北海道大学は2019年1月9日、脳内のヒスタミン神経系を刺激する薬物を投与すると、忘れた記憶をスムーズに思い出せるようになることを明らかにしたと発表した。同大学大学院薬学研究院 講師の野村洋氏と、京都大学、東京大学の共同研究グループによる成果だ。
実験では、マウスにおもちゃを見せてその形を学習させた後、ヒスタミン神経系を活発化する薬を投与した。通常のマウスは、3日以上経過するとおもちゃを忘れていたが、薬を投与したマウスでは、1カ月経過した場合でもおもちゃの記憶を思い出すことができた。このマウスの脳内を詳細に解析したところ、嗅周皮質と呼ばれる脳領域の活動上昇が見られた。

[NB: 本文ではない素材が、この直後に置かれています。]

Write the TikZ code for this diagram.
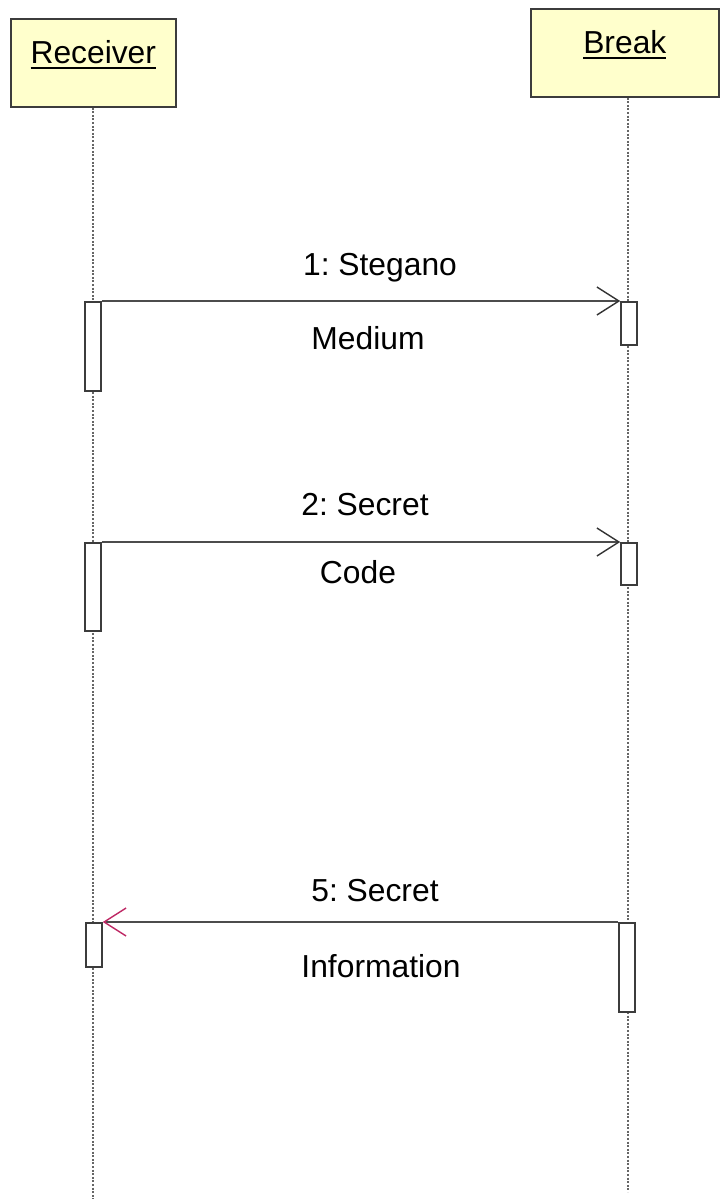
\documentclass[tikz,border=0pt]{standalone}
\usepackage{fontspec}
\setmainfont{Liberation Sans}
\usetikzlibrary{arrows.meta}
\frenchspacing

\definecolor{objfill}{RGB}{255,255,204}
\definecolor{objline}{RGB}{60,60,60}
\definecolor{retarrow}{RGB}{190,40,100}

% underlined object name
\newcommand\objname[1]{\setbox0\hbox{#1}\rlap{\rule[-2.6pt]{\wd0}{1.2pt}}\box0}

\begin{document}
\begin{tikzpicture}[x=0.5pt, y=-0.5pt, font=\fontsize{15.9}{19}\selectfont,
    obj/.style={draw=objline, line width=0.8pt, fill=objfill, inner sep=0pt,
      anchor=north west, text height=22.5pt, text depth=21.5pt},
    lifeline/.style={draw=black!60, line width=0.6pt, dash pattern=on 1pt off 0.8pt},
    act/.style={draw=objline, line width=0.8pt, fill=white, minimum width=8pt,
      inner sep=0pt, anchor=north},
    msg/.style={draw=black!70, line width=0.7pt,
      -{Straight Barb[length=11pt,width=14pt,color=black!80]}},
    ret/.style={draw=black!70, line width=0.7pt,
      -{Straight Barb[length=11pt,width=14pt,color=retarrow]}},
    lbl/.style={anchor=base}]
  \useasboundingbox (0,0) rectangle (721,1199);

  % objects
  \node[obj, minimum width=82.5pt] (recv) at (10,18) {\objname{Receiver}};
  \node[obj, minimum width=94pt] (brk) at (530,8) {\objname{Break}};

  % lifelines
  \coordinate (recvend) at (93,1199);
  \coordinate (brkend) at (628,1192);
  \draw[lifeline] (recv.south -| recvend) -- (recvend);
  \draw[lifeline] (brk.south -| brkend) -- (brkend);

  % activations
  \node[act, minimum height=44.5pt] (r1) at (93,301) {};
  \node[act, minimum height=44pt] (r2) at (93,542) {};
  \node[act, minimum height=22pt] (r3) at (94,922) {};
  \node[act, minimum height=21.5pt] (b1) at (629,301) {};
  \node[act, minimum height=21pt] (b2) at (629,542) {};
  \node[act, minimum height=44.5pt] (b3) at (627,922) {};

  % messages
  \draw[msg] (r1.north east) -- (b1.north west);
  \draw[msg] (r2.north east) -- (b2.north west);
  \draw[ret] (b3.north west) -- (r3.north east);

  % message texts
  \node[lbl] (m1a) at (380,275) {1: Stegano};
  \node[lbl] (m1b) at (368,349) {Medium};
  \node[lbl] (m2a) at (365,515) {2: Secret};
  \node[lbl] (m2b) at (358,583) {Code};
  \node[lbl] (m5a) at (375,901) {5: Secret};
  \node[lbl] (m5b) at (381,977) {Information};
\end{tikzpicture}
\end{document}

このデータを基に、ヒトへの効果を調査した。38人の参加者にあらかじめ多数の写真を見せ、1週間後に記憶テストを実施した。その際、トレーニングで見せた写真と見せていない写真、見せた写真と類似の写真を見せて、写真を覚えているか質問した。その結果、ヒスタミン神経活性化薬によって正解率が上昇した。特に、もともと記憶成績が悪い人では、薬の効果が大きいことが分かった。
これらの結果から、ヒスタミンが神経回路にノイズを加えることで、記憶を回復させると考えられるという。そのため将来的には、脳内ヒスタミンや記憶のメカニズムの解明につながる成果であるといえる。また、アルツハイマー病など、認知機能障害の治療薬開発につながることが期待される。